3) Set traps indoors. If the frogs have found their way indoors, set up standard mouse traps to kill them.
• Place these traps around any opening that leads from the outside to the inside, such as garage doors, basement windows and vents.
4) Use chemicals and organic sprays only as a last resort. While there are chemical pest control measures you can take to get rid of the frogs in your yard, these options often torment or kill the frogs slowly and should be avoided unless no other option has proven effective. When possible, use repelling measures rather than lethal ones.
• Try snake repellent. Spraying snake repellent around the perimeter of your yard is often an effective repellent against frogs. In fact, snake repellent is usually about as effective at getting rid of frogs as it is at getting rid of snakes.
• Use herbicide. Studies suggest that certain weed killers chemically alter male frogs, stripping away their ability to reproduce. As a result, spraying these herbicides in areas where frogs gather can greatly reduce future frog populations.
• Spray the frogs with citric acid. Mix 1.3 lb (600 g) dry citric acid with 1 gallon (4 liters) of water in a large spray bottle.
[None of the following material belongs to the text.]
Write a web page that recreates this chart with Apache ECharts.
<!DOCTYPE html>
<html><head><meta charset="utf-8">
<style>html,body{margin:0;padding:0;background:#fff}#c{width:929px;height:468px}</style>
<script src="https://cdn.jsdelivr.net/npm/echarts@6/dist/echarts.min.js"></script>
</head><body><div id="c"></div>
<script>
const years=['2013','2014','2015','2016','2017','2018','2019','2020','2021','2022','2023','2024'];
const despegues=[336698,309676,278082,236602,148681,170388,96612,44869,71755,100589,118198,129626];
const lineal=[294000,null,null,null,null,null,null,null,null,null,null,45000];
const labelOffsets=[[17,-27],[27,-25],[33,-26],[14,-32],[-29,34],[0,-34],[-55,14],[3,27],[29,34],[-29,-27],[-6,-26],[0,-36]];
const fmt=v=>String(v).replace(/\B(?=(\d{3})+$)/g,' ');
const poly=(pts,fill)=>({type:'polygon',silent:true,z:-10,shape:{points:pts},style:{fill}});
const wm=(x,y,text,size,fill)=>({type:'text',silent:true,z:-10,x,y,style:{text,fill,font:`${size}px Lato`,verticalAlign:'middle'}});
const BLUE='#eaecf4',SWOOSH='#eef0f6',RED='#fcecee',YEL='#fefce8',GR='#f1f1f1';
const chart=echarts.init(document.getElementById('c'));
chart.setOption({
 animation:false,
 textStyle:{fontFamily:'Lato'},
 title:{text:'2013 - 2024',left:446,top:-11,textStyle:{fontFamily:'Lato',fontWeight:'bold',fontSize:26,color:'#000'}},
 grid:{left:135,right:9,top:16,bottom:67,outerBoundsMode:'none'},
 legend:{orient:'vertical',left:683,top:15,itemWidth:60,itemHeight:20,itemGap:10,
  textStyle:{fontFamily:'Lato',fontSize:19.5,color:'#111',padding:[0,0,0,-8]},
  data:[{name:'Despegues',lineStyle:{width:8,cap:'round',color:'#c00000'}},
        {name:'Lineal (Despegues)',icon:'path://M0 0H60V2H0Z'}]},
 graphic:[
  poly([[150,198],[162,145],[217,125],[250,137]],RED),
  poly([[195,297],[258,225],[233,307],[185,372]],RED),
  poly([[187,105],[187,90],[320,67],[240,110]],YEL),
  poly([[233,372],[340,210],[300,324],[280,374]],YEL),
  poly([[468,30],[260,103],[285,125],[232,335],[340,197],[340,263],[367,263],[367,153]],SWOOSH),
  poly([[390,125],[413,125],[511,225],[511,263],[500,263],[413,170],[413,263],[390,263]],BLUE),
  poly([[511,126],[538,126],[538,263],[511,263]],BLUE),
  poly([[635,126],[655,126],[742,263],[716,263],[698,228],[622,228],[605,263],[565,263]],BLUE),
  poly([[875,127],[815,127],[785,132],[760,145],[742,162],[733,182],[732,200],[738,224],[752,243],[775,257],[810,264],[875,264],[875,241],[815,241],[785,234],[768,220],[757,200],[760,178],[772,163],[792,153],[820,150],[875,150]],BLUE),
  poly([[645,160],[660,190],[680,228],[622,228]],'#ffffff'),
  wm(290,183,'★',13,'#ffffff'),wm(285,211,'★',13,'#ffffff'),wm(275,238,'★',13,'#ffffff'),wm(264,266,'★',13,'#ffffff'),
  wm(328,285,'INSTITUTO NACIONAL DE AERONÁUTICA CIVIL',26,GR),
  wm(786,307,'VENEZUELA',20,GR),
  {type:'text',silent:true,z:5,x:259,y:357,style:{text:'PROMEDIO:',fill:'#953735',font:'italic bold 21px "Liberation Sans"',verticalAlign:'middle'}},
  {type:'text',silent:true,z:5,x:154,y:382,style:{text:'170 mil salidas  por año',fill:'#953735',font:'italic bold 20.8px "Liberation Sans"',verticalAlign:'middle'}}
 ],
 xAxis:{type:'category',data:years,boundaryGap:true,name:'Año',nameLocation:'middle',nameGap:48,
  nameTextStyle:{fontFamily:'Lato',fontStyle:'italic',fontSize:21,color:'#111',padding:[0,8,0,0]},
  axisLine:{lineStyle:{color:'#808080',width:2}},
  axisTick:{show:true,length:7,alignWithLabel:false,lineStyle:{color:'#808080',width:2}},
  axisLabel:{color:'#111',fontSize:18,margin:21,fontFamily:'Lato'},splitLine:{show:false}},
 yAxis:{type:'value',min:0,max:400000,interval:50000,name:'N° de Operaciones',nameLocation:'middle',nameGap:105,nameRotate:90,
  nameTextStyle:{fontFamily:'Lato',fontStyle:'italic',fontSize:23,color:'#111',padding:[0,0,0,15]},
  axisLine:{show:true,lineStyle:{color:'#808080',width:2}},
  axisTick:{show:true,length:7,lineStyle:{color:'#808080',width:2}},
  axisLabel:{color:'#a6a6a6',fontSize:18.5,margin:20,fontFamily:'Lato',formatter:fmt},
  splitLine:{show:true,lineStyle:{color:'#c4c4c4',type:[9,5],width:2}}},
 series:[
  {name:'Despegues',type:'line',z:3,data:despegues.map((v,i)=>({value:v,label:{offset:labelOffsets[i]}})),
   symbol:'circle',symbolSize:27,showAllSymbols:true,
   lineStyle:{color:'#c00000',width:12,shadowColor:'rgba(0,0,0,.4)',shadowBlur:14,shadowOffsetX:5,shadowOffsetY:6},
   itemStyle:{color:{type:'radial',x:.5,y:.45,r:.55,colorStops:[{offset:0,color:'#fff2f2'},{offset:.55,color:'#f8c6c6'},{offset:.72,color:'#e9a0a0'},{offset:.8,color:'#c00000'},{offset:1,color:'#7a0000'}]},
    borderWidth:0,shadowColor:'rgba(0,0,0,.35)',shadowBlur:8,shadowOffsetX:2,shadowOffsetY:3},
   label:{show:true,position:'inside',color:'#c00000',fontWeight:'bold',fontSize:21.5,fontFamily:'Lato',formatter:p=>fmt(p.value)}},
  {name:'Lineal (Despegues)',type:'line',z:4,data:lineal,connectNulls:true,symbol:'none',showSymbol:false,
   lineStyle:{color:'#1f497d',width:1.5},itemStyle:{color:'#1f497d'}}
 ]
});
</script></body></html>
Spray the solution directly on the frogs. It should kill them almost immediately.
• Spread salt. If you do not have any plants near your pond, spread a little salt around the perimeter. Salt will burn the toes of the frogs, deterring them from the area. Note that salt will destroy plants, however.
• Spritz the frogs with caffeine. Concentrated caffeine will kill frogs by causing them to have heart attacks, but you can spread coffee grounds around the areas where frogs gather to deter them without killing them off. It will cause the frogs discomfort, but will not likely kill them.
5) Hire an exterminator. If you are uncertain about how to remove the frogs or are unsuccessful in your efforts, hire a professional.